Nevertheless, my torment of John didn’t preclude our camaraderie, and I once persuaded him to collaborate to pull a trick on Tamara that made use of my trusty handcuffs. Catching her off-guard, he seized her by the wrists, immobilizing them and allowing me to snap a manacle around them. With catlike quickness, I then snapped the other handcuff around his wrist and skipped merrily down the hall with the keys, leaving Captain Conservative and Tamara the Slut handcuffed together.

Not since Tony Curtis was chained to Sidney Poitier in The Defiant Ones, perhaps, had two so opposed personalities been so closely linked together. Tamara was actually unquestionably quite pleased to be trapped with her squirming prey; John, less so. I hid myself for a good half hour to let John’s fury cool — and to let Tamara’s ardor heat up.

After a while, I heard him calling my name. I peeked out from my hiding place in the laundry room to spy John patrolling the hallways looking for me — alone, with a broken chain dangling from his wrist. He’d been so determined — so desperate — to get away from his amorous admirer that he’d actually strained hard enough to snap the chain of a pair of standard police-issue handcuffs. What could I do in the face of such brute strength and Biblical wrath? I unlocked him and apologized in my most dulcet tones.

After our first year, we all moved out of the dorms and I saw my floormates less. Where they are now, I don’t know. John actually ended up breaking the floor incest taboo himself and dating the girl who lived on the other side of me, though they probably didn’t consummate the relationship until marriage, since she simultaneously also entered a new relationship with Jesus. (That actually kind of puts her, John, and Jesus in a bit of a ménage à trois situation.) As for Tamara, I like to think she eventually got her man. Like the Royal Canadian Mounted Police, she nearly always did.
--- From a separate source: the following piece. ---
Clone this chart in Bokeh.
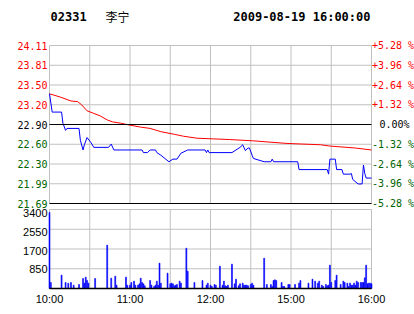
from bokeh.plotting import figure
from bokeh.models import Range1d
from bokeh.core.properties import value
from bokeh.embed import file_html
from bokeh.resources import INLINE

# ---------------- data ----------------
stock_code = "02331"
stock_name = "李宁"
stamp = "2009-08-19 16:00:00"
prev_close = 22.90

price_minutes = [0, 2, 9, 10, 12, 13, 22, 23, 25, 26, 28, 31, 33, 44, 46, 48, 69, 70, 73, 75,
                 79, 80, 83, 89, 92, 95, 98, 103, 116, 117, 118, 119, 136, 139, 142, 144, 146,
                 148, 149, 151, 152, 160, 165, 166, 167, 185, 186, 207, 208, 209, 213, 214, 218,
                 219, 224, 225, 226, 230, 233, 234, 235, 236, 240]
price_values = [23.37, 23.09, 23.09, 22.92, 22.81, 22.84, 22.84, 22.66, 22.51, 22.59, 22.70,
                22.62, 22.55, 22.55, 22.60, 22.51, 22.51, 22.47, 22.47, 22.51, 22.51, 22.47,
                22.43, 22.33, 22.37, 22.37, 22.46, 22.51, 22.51, 22.47, 22.51, 22.47, 22.47,
                22.51, 22.55, 22.59, 22.50, 22.54, 22.54, 22.43, 22.38, 22.33, 22.33, 22.37,
                22.33, 22.33, 22.21, 22.21, 22.14, 22.37, 22.37, 22.21, 22.21, 22.14, 22.14,
                22.15, 22.06, 21.99, 21.99, 22.28, 22.15, 22.08, 22.08]

avg_minutes = [0, 8, 16, 21, 24, 28, 33, 38, 43, 47, 53, 60, 68, 75, 83, 93, 100, 110, 122,
               134, 152, 177, 202, 209, 228, 240]
avg_values = [23.37, 23.32, 23.26, 23.25, 23.20, 23.11, 23.07, 23.03, 22.97, 22.94, 22.92,
              22.89, 22.86, 22.84, 22.79, 22.75, 22.72, 22.69, 22.68, 22.67, 22.65, 22.61,
              22.59, 22.57, 22.54, 22.51]

vol_minutes = [0, 1, 9, 12, 14, 16, 18, 22, 25, 26, 27, 28, 29, 34, 43, 46, 49, 50, 57, 58,
               60, 61, 63, 64, 66, 67, 68, 69, 70, 71, 75, 76, 78, 79, 80, 81, 82, 83, 88, 90,
               91, 92, 93, 94, 95, 97, 98, 102, 103, 108, 114, 117, 118, 120, 121, 123, 124,
               127, 129, 130, 131, 132, 133, 136, 138, 139, 141, 142, 144, 145, 146, 147, 148,
               150, 151, 152, 160, 162, 165, 166, 167, 168, 169, 173, 174, 175, 178, 179, 183,
               186, 187, 193, 196, 198, 200, 201, 203, 204, 206, 207, 208, 209, 210, 213, 214,
               217, 219, 220, 222, 223, 224, 225, 226, 227, 228, 229, 230, 232, 233, 234, 235,
               236, 237, 238, 239, 240]
vol_values = [3270, 258, 575, 258, 230, 258, 144, 172, 430, 230, 488, 344, 230, 430, 1866, 445,
              531, 144, 488, 144, 144, 258, 316, 144, 144, 200, 445, 258, 200, 115, 344, 144,
              86, 144, 316, 144, 1091, 230, 660, 200, 230, 200, 115, 144, 172, 316, 230, 1736,
              746, 258, 344, 144, 230, 144, 86, 172, 144, 961, 144, 316, 115, 86, 144, 1048,
              200, 402, 115, 200, 230, 144, 144, 144, 115, 172, 230, 144, 1306, 172, 172, 86,
              344, 373, 344, 258, 86, 86, 172, 172, 172, 230, 344, 230, 402, 316, 230, 316, 144,
              86, 172, 115, 144, 1005, 258, 344, 574, 172, 316, 258, 230, 86, 230, 144, 144,
              230, 144, 316, 258, 258, 258, 258, 459, 1005, 200, 230, 230, 200]

price_steps = [-4, -3, -2, -1, 0, 1, 2, 3, 4]
step_pct = 0.0132
price_tick_labels = ["21.69", "21.99", "22.30", "22.60", "22.90", "23.20", "23.50", "23.81", "24.11"]
pct_tick_labels = ["-5.28 %", "-3.96 %", "-2.64 %", "-1.32 %", "0.00%", "+1.32 %", "+2.64 %",
                   "+3.96 %", "+5.28 %"]

time_ticks = [0, 30, 60, 90, 120, 150, 180, 210, 240]
time_tick_labels = ["10:00", "", "11:00", "", "12:00", "", "15:00", "", "16:00"]

vol_max = 3400
vol_ticks = [850, 1700, 2550, 3400]
vol_tick_labels = ["850", "1700", "2550", "3400"]

# ---------------- layout (pixels) ----------------
W, H = 414, 314
PL, PR = 49, 371          # plot area left / right
PT, PB = 45, 203          # price panel top / bottom
VT, VB = 209, 288         # volume panel top / bottom

GRID = "#c0c0c0"
RED = "#ff0000"
GREEN = "#006400"
MONO = "DejaVu Sans Mono"
SANS = "Liberation Sans"

t0, t1 = time_ticks[0], time_ticks[-1]
price_ticks = [prev_close * (1 + k * step_pct) for k in price_steps]
lo, hi = price_ticks[0], price_ticks[-1]

# ranges chosen so that the data map onto the panel rectangles of a full-canvas frame
ppx = (t1 - t0) / (PR - PL)
x_rng = Range1d(t0 - PL * ppx, t1 + (W - PR) * ppx)
ypp = (hi - lo) / (PB - PT)
y_rng = Range1d(hi - (H - PT) * ypp, hi + PT * ypp)
vpp = vol_max / (VB - VT)
v_rng = Range1d(-(H - VB) * vpp, VB * vpp)

p = figure(width=W, height=H, x_range=x_rng, y_range=y_rng, toolbar_location=None,
           output_backend="svg", min_border=0, x_axis_location=None, y_axis_location=None,
           outline_line_color=None, background_fill_color="white", border_fill_color="white")
p.grid.visible = False
p.extra_y_ranges = {"vol": v_rng}

n_t = len(time_ticks)
n_p = len(price_ticks)
n_v = len(vol_ticks)

# ---- price panel grid ----
p.segment(x0=time_ticks, y0=[lo] * n_t, x1=time_ticks, y1=[hi] * n_t, line_color=GRID, line_width=1)
grid_prices = [v for k, v in zip(price_steps, price_ticks) if k != 0 and k != price_steps[0]]
p.segment(x0=[t0] * len(grid_prices), y0=grid_prices, x1=[t1] * len(grid_prices), y1=grid_prices,
          line_color=GRID, line_width=1)

# ---- volume panel grid ----
p.segment(x0=time_ticks, y0=[0] * n_t, x1=time_ticks, y1=[vol_max] * n_t, line_color=GRID,
          line_width=1, y_range_name="vol")
p.segment(x0=[t0] * n_v, y0=vol_ticks, x1=[t1] * n_v, y1=vol_ticks, line_color=GRID,
          line_width=1, y_range_name="vol")

# ---- volume bars ----
p.vbar(x=vol_minutes, top=vol_values, bottom=0, width=0.7, fill_color="blue", line_color="blue",
       line_width=0.6, y_range_name="vol")

# ---- price lines ----
p.line(avg_minutes, avg_values, line_color=RED, line_width=1)
p.line(price_minutes, price_values, line_color="blue", line_width=1)

# black reference lines
p.segment(x0=[t0, t0], y0=[prev_close, lo], x1=[t1, t1], y1=[prev_close, lo],
          line_color="black", line_width=1)
p.segment(x0=[t0], y0=[0], x1=[t1], y1=[0], line_color="black", line_width=1.5,
          y_range_name="vol")

# ---- tick labels ----
def col_for(k):
    return RED if k > 0 else ("black" if k == 0 else GREEN)

colors = [col_for(k) for k in price_steps]
p.text(x=[t0] * n_p, y=price_ticks, text=price_tick_labels, text_color=colors, x_offset=-2,
       text_align="right", text_baseline="middle", text_font=value(MONO),
       text_font_size="10px")
p.text(x=[t1] * n_p, y=price_ticks, text=pct_tick_labels, text_color=colors,
       x_offset=[8 if k == 0 else 0.5 for k in price_steps],
       text_align="left", text_baseline="middle", text_font=value(MONO),
       text_font_size="10px")

p.text(x=[t0] * n_v, y=vol_ticks, text=vol_tick_labels, text_color="black", x_offset=-2,
       y_offset=[i + 0.5 for i in range(n_v)], text_align="right", text_baseline="middle",
       text_font=value(SANS), text_font_size="11px", y_range_name="vol")

lab_t = [t for t, s in zip(time_ticks, time_tick_labels) if s]
lab_s = [s for s in time_tick_labels if s]
p.text(x=lab_t, y=[0] * len(lab_t), text=lab_s, text_color="black", y_offset=4,
       text_align="center", text_baseline="top", text_font=value(SANS),
       text_font_size="11px", y_range_name="vol")

# ---- header ----
p.text(x=[t0], y=[hi], text=[stock_code], x_offset=1, y_offset=-29, text_color="black",
       text_align="left", text_baseline="middle", text_font=value(MONO),
       text_font_style="bold", text_font_size="12px")
p.text(x=[t0], y=[hi], text=[stock_name], x_offset=56, y_offset=-29, text_color="black",
       text_align="left", text_baseline="middle", text_font=value("Noto Sans CJK SC"),
       text_font_size="12px")
p.text(x=[t1], y=[hi], text=[stamp], x_offset=-1, y_offset=-29, text_color="black",
       text_align="right", text_baseline="middle", text_font=value(MONO),
       text_font_style="bold", text_font_size="12px")

open("out.html", "w").write(file_html(p, INLINE))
They didn’t usually need to be led along in handcuffs, but she always was a little kinky, so I don’t think she minded if they were.



7 Responses to “Tamara the Slut”

  1. 1 Ken

    I feel like there should be a joke about missionary dating (when a Christian dates a non-believer–or brand new believer–in the hopes of persuading them into the fold) and the missionary position here, but I just can’t seem to make it happen…

  2. 2 Scott

    Was Tamara from Regina by any chance?

  3. 3 Scott

    HaHAH! In your recent comments it says “Scott on Tamara the Slut”. Worse is that it was just after “Ken” was “on Tamara the Slut”.

  4. 4 The Saskatchewan Roughriders

    I’m (we’re) pretty convinced that’s not a total coincidence Scott.

    There once was a Tamara from Regina…

  5. 5 John M

    Delores?

  6. 6 Question Mark

    Was her name pronounced ‘Tah-MARE-a’ or ‘Tah-MAHR-a’? It’s a pet theory of mine that every woman with the former pronunciation is sexually bashful, whereas the latter pronunciations are all randy as rabbits. I base this theory on knowing a grand total of two Tamaras.

  7. 7 Peter Lynn

    Jeez, I think it might have been pronounced both ways. I always said “Tah-MARE-a”, but I may well have been screwing it up, along with half the people she knew. She never corrected me, but maybe she was just casual about that sort of thing.